La Turquie a laissé éclater sa colère lundi après que la France eut évoqué un "jeu politique" du président Recep Tayyip Erdogan à propos du meurtre de Jamal Khashoggi et démenti avoir reçu des informations de la part d'Ankara.
Dans une interview à la chaîne de télévision France 2, le chef de la diplomatie française Jean-Yves Le Drian a dit ne "pas avoir connaissance" d'un partage d'informations turques, contredisant des déclarations de Erdogan. Interrogé sur l'éventualité d'un mensonge du président turc sur ce point, le ministre français a observé que ce dernier avait "un jeu politique particulier dans cette circonstance".
Cette accusation est "inacceptable", a vivement réagi auprès de l'AFP le directeur de la communication de la présidence turque Fahrettin Altun, ajoutant qu'un responsable français avait notamment eut accès à un "enregistrement audio" portant sur le meurtre de Khashoggi. Le président Erdogan a pour la première fois confirmé officiellement samedi l'existence d'"enregistrements" portant sur le meurtre de Khashoggi, ajoutant qu'Ankara avait partagé ces documents avec plusieurs alliés, dont Washington, Berlin, Paris et Londres.
Si Paris a démenti, le Premier ministre canadien Justin Trudeau a pour sa part confirmé lundi que les services canadiens avaient écouté les enregistrements en question et avaient été "pleinement informées de ce que la Turquie avait à partager". L'Allemagne a de son côté évoqué un "échange entre services secrets" allemand et turc, se refusant toutefois à fournir davantage de précisions.
Si Erdogan n'a pas donné de détails sur le contenu des enregistrements samedi, la presse proche du pouvoir à Ankara évoque depuis plusieurs semaines un enregistrement audio du meurtre de Khashoggi. Cette affaire a provoqué un tollé dans le monde entier et terni l'image de l'Arabie saoudite, en particulier du prince héritier Mohammed ben Salmane, dit "MBS".
Renseignement français informé
Jamal Khashoggi, un éditorialiste saoudien critique du pouvoir à Ryad, en particulier de "MBS", a été tué le 2 octobre au consulat de son pays à Istanbul où il s'était rendu pour effectuer des démarches administratives. Plus d'un mois après la mort du journaliste à l'âge de 59 ans, son corps n'a toujours pas été retrouvés. Selon la presse turque, les enquêteurs estiment que les meurtriers ont démembré puis dissous son corps à l'acide.
Depuis le début de l'affaire, le pouvoir turc, qui décrit un "meurtre prémédité" commis par une équipe de 15 agents saoudiens, s'est efforcé de maintenir la pression sur Ryad grâce à des "fuites" dans la presse locale largement reprises par les médias internationaux.
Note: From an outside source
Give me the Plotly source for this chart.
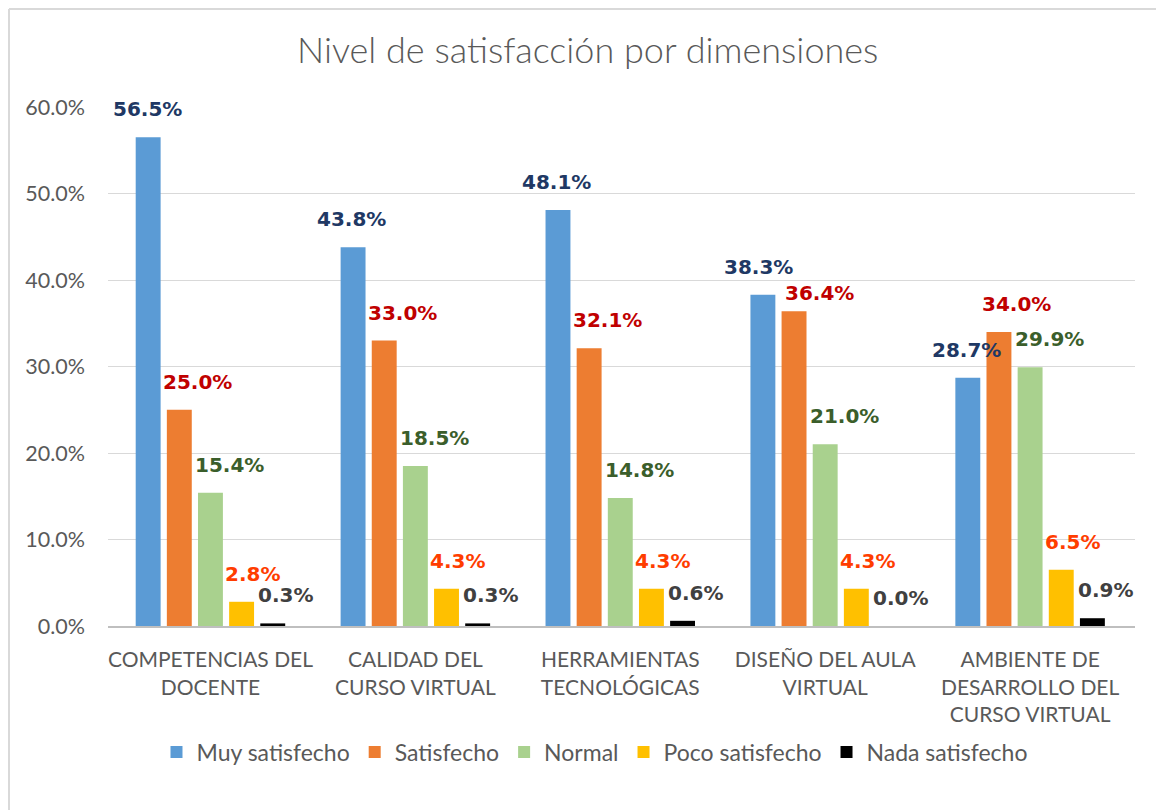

Après avoir d'abord fermement nié son meurtre, les autorités saoudiennes ont fini par affirmer que le journaliste avait été tué au cours d'une opération "non autorisée" par Ryad.
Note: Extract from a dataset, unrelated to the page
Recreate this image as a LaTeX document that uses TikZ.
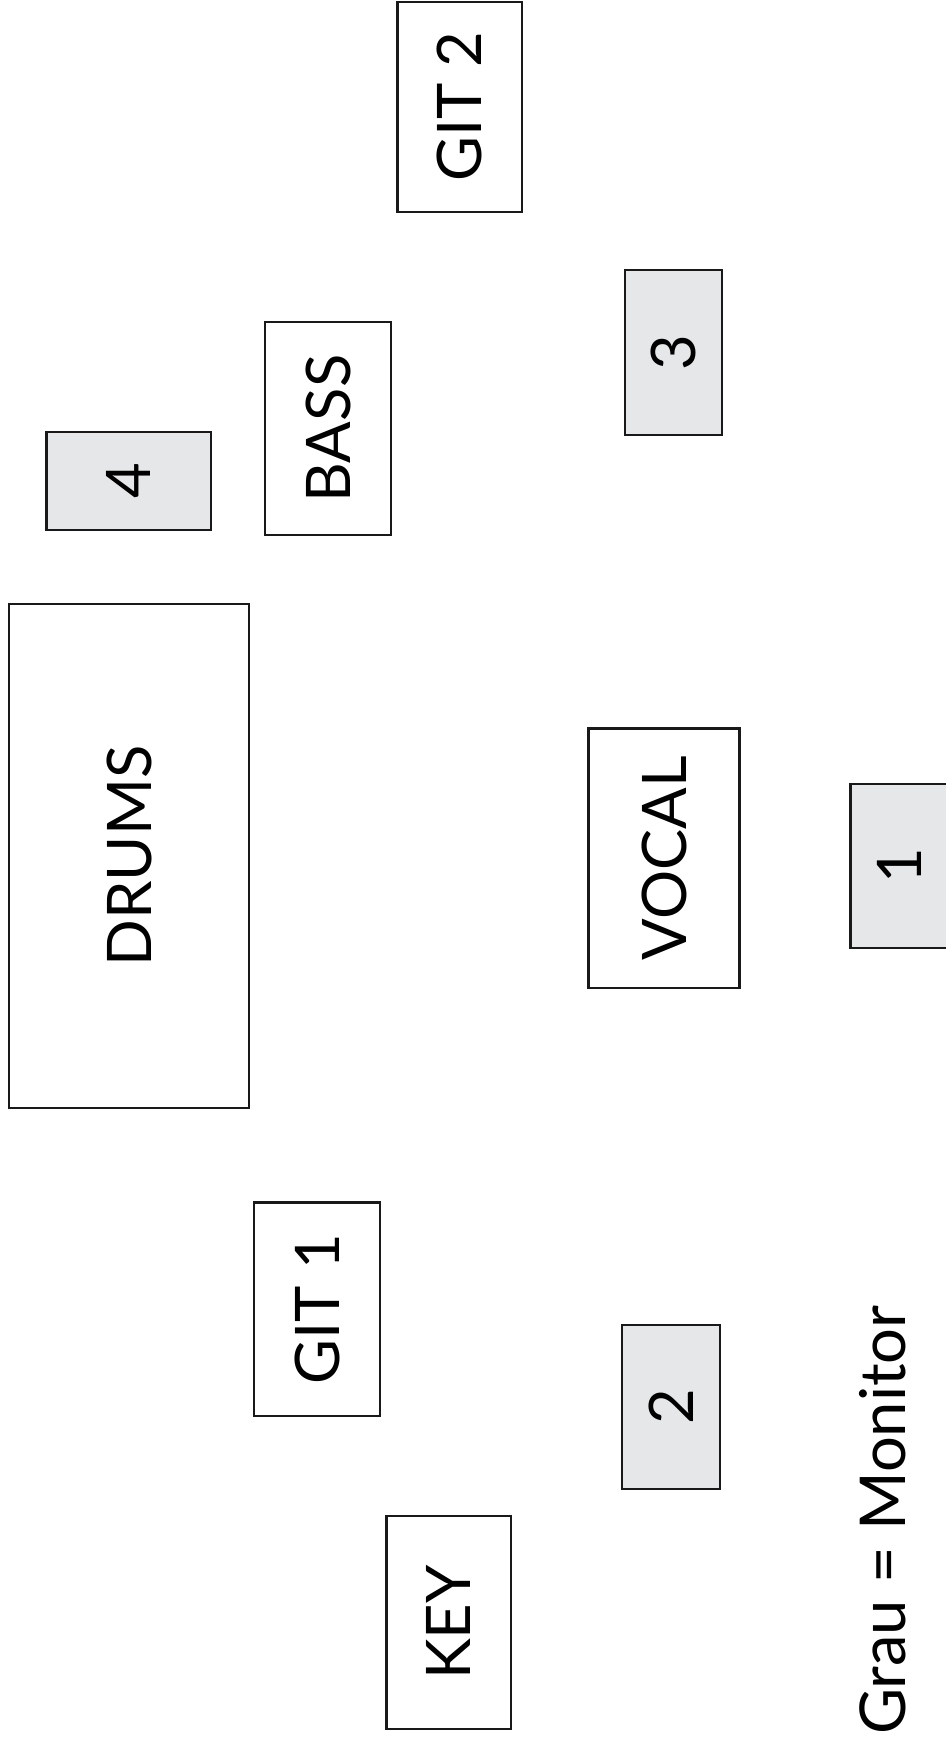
\documentclass[tikz,border=0pt]{standalone}
\usepackage{fontspec}
\setmainfont{Lato}
\usetikzlibrary{positioning}
\definecolor{grau}{RGB}{230,231,232}

\begin{document}
\begin{tikzpicture}
  [spot/.style={draw=black!90,rotate=90,line width=1.4pt,inner sep=0pt,font=\fontsize{35}{40}\selectfont},
  monitor/.style={spot,fill=grau}]
  \useasboundingbox (0,0) rectangle (18.9,34.84);

  % musicians
  \node[spot,minimum width=4.2cm,minimum height=2.49cm] (git2) at (9.195,32.7) {GIT 2};
  \node[spot,minimum width=4.26cm,minimum height=2.52cm] (bass) at (6.56,26.27) {BASS};
  \node[spot,minimum width=10.08cm,minimum height=4.8cm] (drums) at (2.58,17.72) {DRUMS};
  \node[spot,minimum width=5.19cm,minimum height=3.02cm] (vocal) at (13.28,17.675) {VOCAL};
  \node[spot,minimum width=4.27cm,minimum height=2.52cm] (git1) at (6.34,8.655) {GIT 1};
  \node[spot,minimum width=4.26cm,minimum height=2.49cm] (key) at (8.975,2.39) {KEY};

  % monitors
  \node[monitor,minimum width=3.3cm,minimum height=1.94cm] (mon3) at (13.47,27.79) {3};
  \node[monitor,minimum width=1.96cm,minimum height=3.29cm] (mon4) at (2.575,25.22) {4};
  \node[monitor,minimum width=3.28cm,minimum height=1.94cm] (mon1) at (17.98,17.52) {1};
  \node[monitor,minimum width=3.28cm,minimum height=1.96cm] (mon2) at (13.42,6.7) {2};

  \node[rotate=90,anchor=base east,inner sep=0pt,font=\fontsize{36}{40}\selectfont] (legend) at (18.1,8.74) {Grau = Monitor};
\end{tikzpicture}
\end{document}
"N'oublions pas que cette affaire aurait été totalement étouffée sans les efforts de la Turquie", a déclaré lundi Altun. Il a affirmé que "des preuves" avaient été "partagées avec les institutions concernées du gouvernement français", ajoutant que "le 24 octobre, un représentant des services de renseignement français a écouté l'enregistrement audio". "S'il y a un problème de communication entre les différentes institutions au sein du gouvernement français, il appartient aux autorités françaises et non à la Turquie de régler ce problème", a-t-il lâché.
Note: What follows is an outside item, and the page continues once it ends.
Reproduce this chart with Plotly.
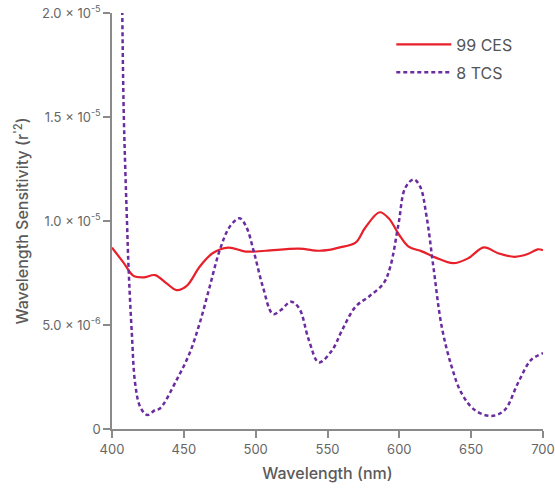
import plotly.graph_objects as go

# 99 CES (solid red)
ces_nm = [400, 408, 415, 422, 430, 438, 445, 452, 461, 470, 481, 493, 507, 530, 544, 551, 558, 569.5, 576, 586.3,
          592.6, 599.5, 606.4, 615.6, 624.9, 637.5, 648, 658.8, 668.7, 680.2, 689.4, 696.3, 700]
ces_val = [8.72e-6, 8.0e-6, 7.36e-6, 7.29e-6, 7.40e-6, 7.0e-6, 6.68e-6, 6.88e-6, 7.80e-6, 8.45e-6, 8.72e-6, 8.53e-6,
           8.57e-6, 8.67e-6, 8.57e-6, 8.61e-6, 8.72e-6, 8.96e-6, 9.65e-6, 10.42e-6,
           10.13e-6, 9.375e-6, 8.77e-6, 8.54e-6, 8.25e-6, 7.97e-6, 8.21e-6, 8.73e-6, 8.45e-6, 8.28e-6, 8.41e-6, 8.64e-6, 8.6e-6]

# 8 TCS (dashed purple)
tcs_nm = [404, 406, 408, 409.2, 410.4, 411.5, 413.8, 416.1, 419.6, 424.5, 430, 433.4, 445, 454, 461, 468, 475, 482,
          488.8, 493.4, 499, 505, 512, 517.6, 524.5, 530.3, 537, 544, 553.3, 560.2, 569.5, 578.7, 589, 593.7, 599.5,
          604, 609.9, 614.5, 619, 623.7, 629.5, 636.4, 643.3, 652.5, 664, 673.3, 682.5, 691.7, 700]
tcs_val = [4.5e-5, 2.8e-5, 1.58e-5, 1.26e-5, 1.005e-5, 7.8e-6, 4.6e-6, 2.2e-6, 1.07e-6, 0.67e-6, 0.91e-6, 0.99e-6,
           2.36e-6, 3.64e-6, 5.08e-6, 6.84e-6, 8.6e-6, 9.73e-6,
           10.13e-6, 9.73e-6, 8.45e-6, 6.84e-6, 5.53e-6, 5.72e-6, 6.12e-6, 5.80e-6, 4.28e-6, 3.2e-6, 3.8e-6, 4.76e-6,
           5.88e-6, 6.36e-6, 7.0e-6, 7.8e-6, 9.89e-6,
           11.57e-6, 12.0e-6, 11.65e-6, 10.2e-6, 7.8e-6, 4.92e-6, 3.0e-6, 1.72e-6, 0.91e-6, 0.625e-6, 0.91e-6, 2.2e-6,
           3.32e-6, 3.64e-6]

x_ticks = [400, 450, 500, 550, 600, 650, 700]
y_ticks = [0, 5e-6, 1e-5, 1.5e-5, 2e-5]
y_ticktext = ["0", "5.0 × 10<sup>-6</sup>", "1.0 × 10<sup>-5</sup>",
              "1.5 × 10<sup>-5</sup>", "2.0 × 10<sup>-5</sup>"]

RED = "#e8202a"
PURPLE = "#6a2c9e"
AXIS = "#8a8a8a"
TEXT = "#666666"
FONT = "Inter"

fig = go.Figure()
fig.add_trace(go.Scatter(x=ces_nm, y=ces_val, mode="lines", name="99 CES", legendgroup="a",
                         line=dict(color=RED, width=2.2, shape="spline", smoothing=1.0)))
fig.add_trace(go.Scatter(x=tcs_nm, y=tcs_val, mode="lines", name="8 TCS", legendgroup="b",
                         line=dict(color=PURPLE, width=2.5, shape="spline", smoothing=1.0, dash="4px,3px")))

fig.update_layout(
    width=555, height=488,
    margin=dict(l=112, r=12, t=13, b=59, autoexpand=False),
    paper_bgcolor="white", plot_bgcolor="white",
    font=dict(family=FONT, color=TEXT, size=13),
    showlegend=True,
    legend=dict(x=0.648, y=0.965, xanchor="left", yanchor="top", itemwidth=55,
                font=dict(size=16, color="#555555"), bgcolor="rgba(0,0,0,0)",
                traceorder="grouped", tracegroupgap=4),
    xaxis=dict(range=[400, 700], tickvals=x_ticks, showgrid=False, zeroline=False,
               showline=True, linecolor=AXIS, linewidth=2, ticks="outside", ticklen=7,
               tickcolor=AXIS, tickwidth=1.5, automargin=False,
               tickfont=dict(size=13, color=TEXT),
               title=dict(text="Wavelength (nm)", font=dict(size=16, color="#5a5a5a", weight=500), standoff=12)),
    yaxis=dict(range=[0, 2e-5], tickvals=y_ticks, ticktext=y_ticktext, showgrid=False, zeroline=False,
               showline=True, linecolor=AXIS, linewidth=1.5, ticks="outside", ticklen=7,
               tickcolor=AXIS, tickwidth=1.5, automargin=False,
               tickfont=dict(size=13, color=TEXT),
               title=dict(text="Wavelength Sensitivity (r<sup>'2</sup>)",
                          font=dict(size=16, color="#5a5a5a", weight=500), standoff=9)),
)

fig.write_html("out.html")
L'onde de choc provoquée par le meurtre de Khashoggi a par ailleurs braqué les projecteurs sur la guerre que livre une coalition emmenée par l'Arabie saoudite au Yémen, au prix d'une catastrophe humanitaire majeure. Le chef de la diplomatie britannique Jeremy Hunt a rencontré lundi le roi Salmane à Ryad lundi lors d'un déplacement visant à accentuer la pression internationale sur la monarchie pétrolière. La veille, le ministre américain Mike Pompeo avait appelé à la "fin des hostilités" au Yémen lors d'un entretien téléphonique avec "MBS".
Selon la porte-parole du département d'Etat Heather Nauert, Pompeo a également indiqué que son pays allait "demander des comptes à toutes les personnes impliquées dans le meurtre de Jamal Khashoggi", estimant "que l'Arabie saoudite (devait) faire de même".